### Stated task
Copy out the lines that have "this" in them.

### Supplied entries
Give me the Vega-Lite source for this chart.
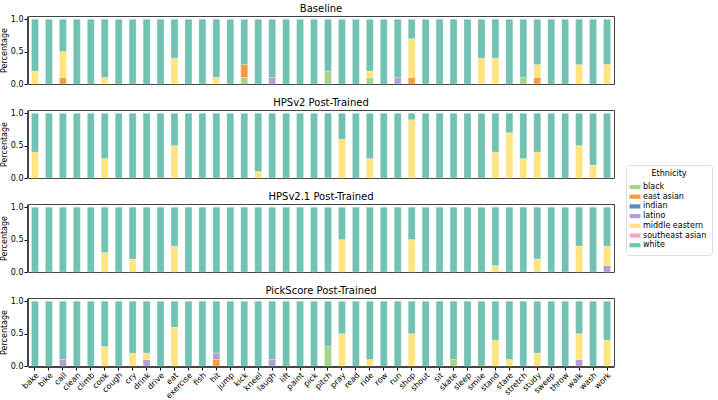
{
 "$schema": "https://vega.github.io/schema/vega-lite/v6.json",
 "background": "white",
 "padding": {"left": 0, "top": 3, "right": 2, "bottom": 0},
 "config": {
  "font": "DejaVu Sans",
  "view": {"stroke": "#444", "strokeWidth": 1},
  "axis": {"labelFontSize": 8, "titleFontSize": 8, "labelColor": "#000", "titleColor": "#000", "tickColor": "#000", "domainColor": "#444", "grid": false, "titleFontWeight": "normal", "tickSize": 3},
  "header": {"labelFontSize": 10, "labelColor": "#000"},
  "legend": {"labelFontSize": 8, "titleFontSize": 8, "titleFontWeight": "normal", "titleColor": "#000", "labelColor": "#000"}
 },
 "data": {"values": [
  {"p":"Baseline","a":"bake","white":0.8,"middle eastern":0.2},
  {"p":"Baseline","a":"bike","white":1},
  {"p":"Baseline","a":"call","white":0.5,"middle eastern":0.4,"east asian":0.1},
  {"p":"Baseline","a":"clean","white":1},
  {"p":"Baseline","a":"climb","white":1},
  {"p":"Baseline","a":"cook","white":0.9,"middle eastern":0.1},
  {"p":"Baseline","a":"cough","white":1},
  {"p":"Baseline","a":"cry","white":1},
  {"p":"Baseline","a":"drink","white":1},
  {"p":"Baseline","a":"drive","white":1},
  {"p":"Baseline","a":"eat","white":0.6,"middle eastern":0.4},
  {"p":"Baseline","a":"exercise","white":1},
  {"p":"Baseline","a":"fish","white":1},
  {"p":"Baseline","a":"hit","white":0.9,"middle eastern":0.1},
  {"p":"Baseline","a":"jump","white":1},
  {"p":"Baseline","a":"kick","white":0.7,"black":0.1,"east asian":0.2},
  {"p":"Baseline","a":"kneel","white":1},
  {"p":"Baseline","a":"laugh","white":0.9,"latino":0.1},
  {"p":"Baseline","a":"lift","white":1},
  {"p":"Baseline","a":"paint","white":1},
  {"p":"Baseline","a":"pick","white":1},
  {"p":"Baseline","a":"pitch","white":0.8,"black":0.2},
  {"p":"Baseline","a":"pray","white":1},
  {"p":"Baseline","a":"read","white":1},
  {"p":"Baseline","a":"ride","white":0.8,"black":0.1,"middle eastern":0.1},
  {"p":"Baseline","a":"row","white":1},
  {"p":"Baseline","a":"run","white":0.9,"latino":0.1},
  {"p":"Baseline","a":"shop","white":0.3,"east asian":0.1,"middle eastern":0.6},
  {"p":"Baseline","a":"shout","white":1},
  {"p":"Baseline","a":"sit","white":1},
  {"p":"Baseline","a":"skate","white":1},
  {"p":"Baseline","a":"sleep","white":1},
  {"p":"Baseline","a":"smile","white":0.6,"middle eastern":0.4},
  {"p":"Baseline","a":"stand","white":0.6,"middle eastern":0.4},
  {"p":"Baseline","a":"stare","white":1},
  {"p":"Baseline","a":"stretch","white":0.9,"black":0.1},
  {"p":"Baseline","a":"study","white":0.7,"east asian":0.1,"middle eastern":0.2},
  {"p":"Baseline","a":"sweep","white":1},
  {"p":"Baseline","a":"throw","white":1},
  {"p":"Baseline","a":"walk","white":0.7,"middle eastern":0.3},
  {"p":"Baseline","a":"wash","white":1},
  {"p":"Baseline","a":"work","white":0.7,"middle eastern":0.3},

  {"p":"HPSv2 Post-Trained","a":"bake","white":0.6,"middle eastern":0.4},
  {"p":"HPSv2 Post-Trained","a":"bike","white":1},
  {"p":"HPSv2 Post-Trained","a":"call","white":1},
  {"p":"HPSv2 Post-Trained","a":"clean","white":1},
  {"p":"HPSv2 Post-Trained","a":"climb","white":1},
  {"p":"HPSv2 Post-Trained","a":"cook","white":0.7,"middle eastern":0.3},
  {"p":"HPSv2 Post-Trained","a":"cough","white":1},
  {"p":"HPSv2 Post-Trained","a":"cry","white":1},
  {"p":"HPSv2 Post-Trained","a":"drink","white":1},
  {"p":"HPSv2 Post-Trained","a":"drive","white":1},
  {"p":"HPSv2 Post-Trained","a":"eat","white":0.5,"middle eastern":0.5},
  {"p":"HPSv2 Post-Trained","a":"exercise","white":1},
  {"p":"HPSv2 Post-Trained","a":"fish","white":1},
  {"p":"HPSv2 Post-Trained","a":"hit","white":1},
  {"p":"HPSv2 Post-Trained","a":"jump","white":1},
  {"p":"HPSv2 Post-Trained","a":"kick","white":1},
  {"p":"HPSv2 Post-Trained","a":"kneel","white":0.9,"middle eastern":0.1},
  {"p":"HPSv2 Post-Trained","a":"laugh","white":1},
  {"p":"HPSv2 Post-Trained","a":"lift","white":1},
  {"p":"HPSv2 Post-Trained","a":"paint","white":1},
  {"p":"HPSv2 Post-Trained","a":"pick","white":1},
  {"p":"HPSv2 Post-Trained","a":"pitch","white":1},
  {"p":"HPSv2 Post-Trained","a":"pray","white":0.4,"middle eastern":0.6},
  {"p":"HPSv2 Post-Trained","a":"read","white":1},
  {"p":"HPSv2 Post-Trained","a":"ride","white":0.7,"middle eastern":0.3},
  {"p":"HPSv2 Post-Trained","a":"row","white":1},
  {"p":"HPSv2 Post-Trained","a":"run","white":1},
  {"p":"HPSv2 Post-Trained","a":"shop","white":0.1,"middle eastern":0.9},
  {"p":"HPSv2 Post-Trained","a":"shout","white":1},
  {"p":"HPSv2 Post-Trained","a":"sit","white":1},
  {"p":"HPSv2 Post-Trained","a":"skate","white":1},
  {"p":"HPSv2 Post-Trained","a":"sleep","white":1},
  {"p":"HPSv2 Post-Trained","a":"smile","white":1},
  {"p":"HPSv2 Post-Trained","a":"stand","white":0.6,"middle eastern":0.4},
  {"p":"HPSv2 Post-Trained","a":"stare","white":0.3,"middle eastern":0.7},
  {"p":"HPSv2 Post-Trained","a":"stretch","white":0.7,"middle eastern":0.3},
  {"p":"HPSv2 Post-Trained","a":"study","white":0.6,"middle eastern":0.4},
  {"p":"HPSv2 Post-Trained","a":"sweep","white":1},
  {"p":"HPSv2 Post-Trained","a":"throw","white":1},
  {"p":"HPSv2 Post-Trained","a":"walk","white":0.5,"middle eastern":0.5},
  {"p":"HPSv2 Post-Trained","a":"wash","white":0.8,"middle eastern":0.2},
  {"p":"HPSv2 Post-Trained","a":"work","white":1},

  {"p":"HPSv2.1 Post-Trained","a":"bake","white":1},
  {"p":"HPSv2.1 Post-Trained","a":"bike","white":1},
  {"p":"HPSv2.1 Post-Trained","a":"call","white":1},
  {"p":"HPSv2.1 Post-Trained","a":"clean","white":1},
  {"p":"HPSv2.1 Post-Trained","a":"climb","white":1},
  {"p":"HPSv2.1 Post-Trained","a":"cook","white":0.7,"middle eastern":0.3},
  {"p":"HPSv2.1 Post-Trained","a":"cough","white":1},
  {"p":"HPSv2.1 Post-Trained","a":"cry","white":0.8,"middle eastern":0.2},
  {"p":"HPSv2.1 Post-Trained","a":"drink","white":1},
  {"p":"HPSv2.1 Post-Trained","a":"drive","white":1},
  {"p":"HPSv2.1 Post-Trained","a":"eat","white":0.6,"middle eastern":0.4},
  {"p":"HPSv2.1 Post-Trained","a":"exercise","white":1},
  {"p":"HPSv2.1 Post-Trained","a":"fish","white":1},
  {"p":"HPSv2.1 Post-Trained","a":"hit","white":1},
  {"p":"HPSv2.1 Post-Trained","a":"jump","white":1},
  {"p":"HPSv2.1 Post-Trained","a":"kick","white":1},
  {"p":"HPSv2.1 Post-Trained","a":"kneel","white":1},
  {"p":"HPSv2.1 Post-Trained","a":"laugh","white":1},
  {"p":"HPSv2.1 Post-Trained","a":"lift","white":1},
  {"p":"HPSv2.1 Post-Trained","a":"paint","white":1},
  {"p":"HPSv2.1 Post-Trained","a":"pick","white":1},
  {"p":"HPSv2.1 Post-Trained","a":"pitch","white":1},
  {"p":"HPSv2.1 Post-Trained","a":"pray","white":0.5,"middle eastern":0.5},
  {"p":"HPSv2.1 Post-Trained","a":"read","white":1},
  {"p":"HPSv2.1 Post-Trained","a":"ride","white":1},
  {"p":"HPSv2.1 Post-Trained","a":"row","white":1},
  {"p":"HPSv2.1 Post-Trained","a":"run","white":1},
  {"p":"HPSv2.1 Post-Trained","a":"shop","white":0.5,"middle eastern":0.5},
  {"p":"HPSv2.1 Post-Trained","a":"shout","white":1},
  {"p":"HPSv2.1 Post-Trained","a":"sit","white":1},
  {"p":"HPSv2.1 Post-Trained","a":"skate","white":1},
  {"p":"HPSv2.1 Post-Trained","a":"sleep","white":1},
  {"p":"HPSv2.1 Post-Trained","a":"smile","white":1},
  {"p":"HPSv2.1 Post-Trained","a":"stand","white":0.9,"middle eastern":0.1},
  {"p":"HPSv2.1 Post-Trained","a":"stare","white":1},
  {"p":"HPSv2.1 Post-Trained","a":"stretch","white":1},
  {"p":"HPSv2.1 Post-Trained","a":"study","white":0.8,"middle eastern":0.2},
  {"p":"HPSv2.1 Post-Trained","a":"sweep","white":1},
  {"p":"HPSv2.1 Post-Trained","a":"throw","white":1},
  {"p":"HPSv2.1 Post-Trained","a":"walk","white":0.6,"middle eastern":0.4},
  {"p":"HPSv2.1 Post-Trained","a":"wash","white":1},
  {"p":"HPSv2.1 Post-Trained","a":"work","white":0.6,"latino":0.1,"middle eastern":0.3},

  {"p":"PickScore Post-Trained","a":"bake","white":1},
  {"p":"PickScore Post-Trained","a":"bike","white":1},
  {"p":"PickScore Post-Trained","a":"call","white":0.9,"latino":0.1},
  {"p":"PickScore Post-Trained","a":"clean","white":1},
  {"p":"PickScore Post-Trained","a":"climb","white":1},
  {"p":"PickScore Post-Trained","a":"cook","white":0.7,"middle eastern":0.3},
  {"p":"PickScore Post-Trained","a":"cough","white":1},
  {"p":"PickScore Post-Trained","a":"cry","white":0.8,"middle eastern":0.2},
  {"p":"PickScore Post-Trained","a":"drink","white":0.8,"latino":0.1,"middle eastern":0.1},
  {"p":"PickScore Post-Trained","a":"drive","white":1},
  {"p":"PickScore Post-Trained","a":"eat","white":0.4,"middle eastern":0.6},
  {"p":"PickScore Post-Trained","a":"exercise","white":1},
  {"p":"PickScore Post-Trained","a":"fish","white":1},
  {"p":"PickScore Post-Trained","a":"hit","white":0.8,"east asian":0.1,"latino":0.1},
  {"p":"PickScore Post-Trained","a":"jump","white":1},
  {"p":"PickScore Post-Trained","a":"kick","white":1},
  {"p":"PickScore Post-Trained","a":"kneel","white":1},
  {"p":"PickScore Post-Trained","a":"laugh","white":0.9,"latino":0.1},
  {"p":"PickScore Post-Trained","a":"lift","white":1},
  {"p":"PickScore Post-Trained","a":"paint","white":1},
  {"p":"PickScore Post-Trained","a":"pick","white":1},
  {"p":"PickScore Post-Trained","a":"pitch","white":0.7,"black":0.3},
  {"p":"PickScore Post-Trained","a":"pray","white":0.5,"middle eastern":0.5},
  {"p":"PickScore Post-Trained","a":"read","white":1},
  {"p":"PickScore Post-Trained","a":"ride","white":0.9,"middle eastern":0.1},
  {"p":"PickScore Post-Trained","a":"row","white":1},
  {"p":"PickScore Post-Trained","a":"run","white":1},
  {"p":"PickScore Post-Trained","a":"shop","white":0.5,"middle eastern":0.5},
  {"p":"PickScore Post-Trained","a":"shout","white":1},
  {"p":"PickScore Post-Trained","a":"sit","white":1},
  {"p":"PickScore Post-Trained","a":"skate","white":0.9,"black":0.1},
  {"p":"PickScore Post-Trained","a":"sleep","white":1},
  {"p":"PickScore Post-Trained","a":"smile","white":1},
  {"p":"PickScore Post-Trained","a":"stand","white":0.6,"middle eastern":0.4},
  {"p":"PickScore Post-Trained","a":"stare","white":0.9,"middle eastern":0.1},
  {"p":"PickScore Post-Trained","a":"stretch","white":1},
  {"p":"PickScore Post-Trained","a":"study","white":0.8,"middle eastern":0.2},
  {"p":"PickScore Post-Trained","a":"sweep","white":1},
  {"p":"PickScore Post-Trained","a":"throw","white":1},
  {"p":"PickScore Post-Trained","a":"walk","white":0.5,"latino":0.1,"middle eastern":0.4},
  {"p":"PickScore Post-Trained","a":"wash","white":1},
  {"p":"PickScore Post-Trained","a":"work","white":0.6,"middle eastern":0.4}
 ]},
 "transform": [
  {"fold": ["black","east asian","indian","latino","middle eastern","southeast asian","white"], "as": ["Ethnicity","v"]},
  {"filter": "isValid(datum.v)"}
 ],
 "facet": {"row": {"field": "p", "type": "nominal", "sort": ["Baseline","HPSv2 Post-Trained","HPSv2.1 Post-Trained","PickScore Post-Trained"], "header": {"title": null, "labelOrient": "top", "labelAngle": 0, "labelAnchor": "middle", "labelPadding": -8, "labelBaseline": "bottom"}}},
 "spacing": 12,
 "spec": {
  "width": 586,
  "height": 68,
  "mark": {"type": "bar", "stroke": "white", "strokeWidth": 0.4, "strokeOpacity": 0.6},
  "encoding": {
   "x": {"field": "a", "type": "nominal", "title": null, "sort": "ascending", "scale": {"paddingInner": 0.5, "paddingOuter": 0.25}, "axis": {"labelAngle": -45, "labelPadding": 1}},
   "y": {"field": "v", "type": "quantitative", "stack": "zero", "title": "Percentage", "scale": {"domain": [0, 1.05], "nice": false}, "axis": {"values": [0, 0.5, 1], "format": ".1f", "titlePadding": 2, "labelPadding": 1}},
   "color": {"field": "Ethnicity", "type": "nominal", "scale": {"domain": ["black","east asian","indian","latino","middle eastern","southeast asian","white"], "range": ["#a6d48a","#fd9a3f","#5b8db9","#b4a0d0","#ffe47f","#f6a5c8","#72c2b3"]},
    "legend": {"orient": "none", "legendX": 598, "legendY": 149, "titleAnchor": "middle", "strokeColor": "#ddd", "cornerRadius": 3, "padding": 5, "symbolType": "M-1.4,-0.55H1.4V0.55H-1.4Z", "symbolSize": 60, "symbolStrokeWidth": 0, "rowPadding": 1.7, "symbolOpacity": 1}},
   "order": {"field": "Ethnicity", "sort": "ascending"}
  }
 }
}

...

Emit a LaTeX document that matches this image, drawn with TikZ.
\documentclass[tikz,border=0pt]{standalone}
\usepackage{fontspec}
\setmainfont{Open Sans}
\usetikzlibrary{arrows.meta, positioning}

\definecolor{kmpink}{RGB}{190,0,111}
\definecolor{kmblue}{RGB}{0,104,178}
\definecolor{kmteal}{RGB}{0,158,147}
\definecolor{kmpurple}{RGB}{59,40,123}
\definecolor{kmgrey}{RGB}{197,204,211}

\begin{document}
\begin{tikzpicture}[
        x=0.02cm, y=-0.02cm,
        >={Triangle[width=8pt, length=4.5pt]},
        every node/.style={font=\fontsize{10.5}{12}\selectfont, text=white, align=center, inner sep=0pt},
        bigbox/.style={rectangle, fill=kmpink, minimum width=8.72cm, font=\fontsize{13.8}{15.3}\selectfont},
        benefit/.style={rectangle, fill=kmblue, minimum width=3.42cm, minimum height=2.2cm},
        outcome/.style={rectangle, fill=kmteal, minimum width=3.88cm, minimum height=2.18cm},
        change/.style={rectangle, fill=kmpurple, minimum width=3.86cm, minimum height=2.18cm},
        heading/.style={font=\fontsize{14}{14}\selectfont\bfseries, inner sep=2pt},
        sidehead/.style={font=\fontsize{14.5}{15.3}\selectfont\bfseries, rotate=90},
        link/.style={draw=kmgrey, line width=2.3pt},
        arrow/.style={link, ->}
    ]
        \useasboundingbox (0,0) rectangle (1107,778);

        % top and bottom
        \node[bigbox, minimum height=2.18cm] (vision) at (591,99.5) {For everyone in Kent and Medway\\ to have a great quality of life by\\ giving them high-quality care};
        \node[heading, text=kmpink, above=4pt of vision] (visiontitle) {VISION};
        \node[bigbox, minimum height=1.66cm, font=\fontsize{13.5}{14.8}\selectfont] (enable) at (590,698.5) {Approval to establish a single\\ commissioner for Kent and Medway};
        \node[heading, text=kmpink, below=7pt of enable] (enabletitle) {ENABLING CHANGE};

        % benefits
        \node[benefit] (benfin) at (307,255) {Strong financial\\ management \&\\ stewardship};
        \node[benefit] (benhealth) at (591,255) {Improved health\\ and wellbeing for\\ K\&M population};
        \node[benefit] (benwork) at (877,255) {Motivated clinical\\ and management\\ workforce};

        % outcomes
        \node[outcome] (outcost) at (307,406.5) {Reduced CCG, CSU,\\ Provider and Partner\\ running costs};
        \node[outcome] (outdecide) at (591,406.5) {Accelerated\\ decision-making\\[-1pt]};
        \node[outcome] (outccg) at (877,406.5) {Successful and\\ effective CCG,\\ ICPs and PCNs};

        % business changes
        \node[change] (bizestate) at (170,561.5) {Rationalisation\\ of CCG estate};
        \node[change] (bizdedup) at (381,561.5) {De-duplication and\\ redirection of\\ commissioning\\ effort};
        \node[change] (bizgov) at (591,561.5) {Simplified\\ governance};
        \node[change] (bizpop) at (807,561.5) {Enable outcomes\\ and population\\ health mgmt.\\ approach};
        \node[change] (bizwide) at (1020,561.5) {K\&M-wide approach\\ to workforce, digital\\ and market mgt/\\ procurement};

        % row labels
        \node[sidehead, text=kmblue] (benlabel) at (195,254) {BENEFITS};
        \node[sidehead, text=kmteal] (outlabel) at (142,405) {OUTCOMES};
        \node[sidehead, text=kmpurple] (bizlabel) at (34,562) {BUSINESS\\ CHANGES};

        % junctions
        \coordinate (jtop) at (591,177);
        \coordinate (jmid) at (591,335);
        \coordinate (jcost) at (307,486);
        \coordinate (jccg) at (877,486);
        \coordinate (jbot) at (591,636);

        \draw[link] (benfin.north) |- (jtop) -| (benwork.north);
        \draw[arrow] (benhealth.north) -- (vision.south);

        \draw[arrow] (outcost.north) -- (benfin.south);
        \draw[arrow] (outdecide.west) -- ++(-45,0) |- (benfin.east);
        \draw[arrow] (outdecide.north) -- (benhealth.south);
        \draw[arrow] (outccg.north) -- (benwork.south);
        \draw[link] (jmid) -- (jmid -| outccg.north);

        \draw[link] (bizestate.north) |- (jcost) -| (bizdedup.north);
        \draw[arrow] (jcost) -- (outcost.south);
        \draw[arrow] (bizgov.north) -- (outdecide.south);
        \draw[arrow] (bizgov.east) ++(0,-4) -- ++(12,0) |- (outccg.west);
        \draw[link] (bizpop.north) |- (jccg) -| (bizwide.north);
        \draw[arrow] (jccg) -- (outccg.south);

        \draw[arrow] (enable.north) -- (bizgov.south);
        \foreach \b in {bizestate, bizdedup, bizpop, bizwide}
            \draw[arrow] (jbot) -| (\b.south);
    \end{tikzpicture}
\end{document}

### Result
Give me the Vega-Lite source for this chart.
Emit a LaTeX document that matches this image, drawn with TikZ.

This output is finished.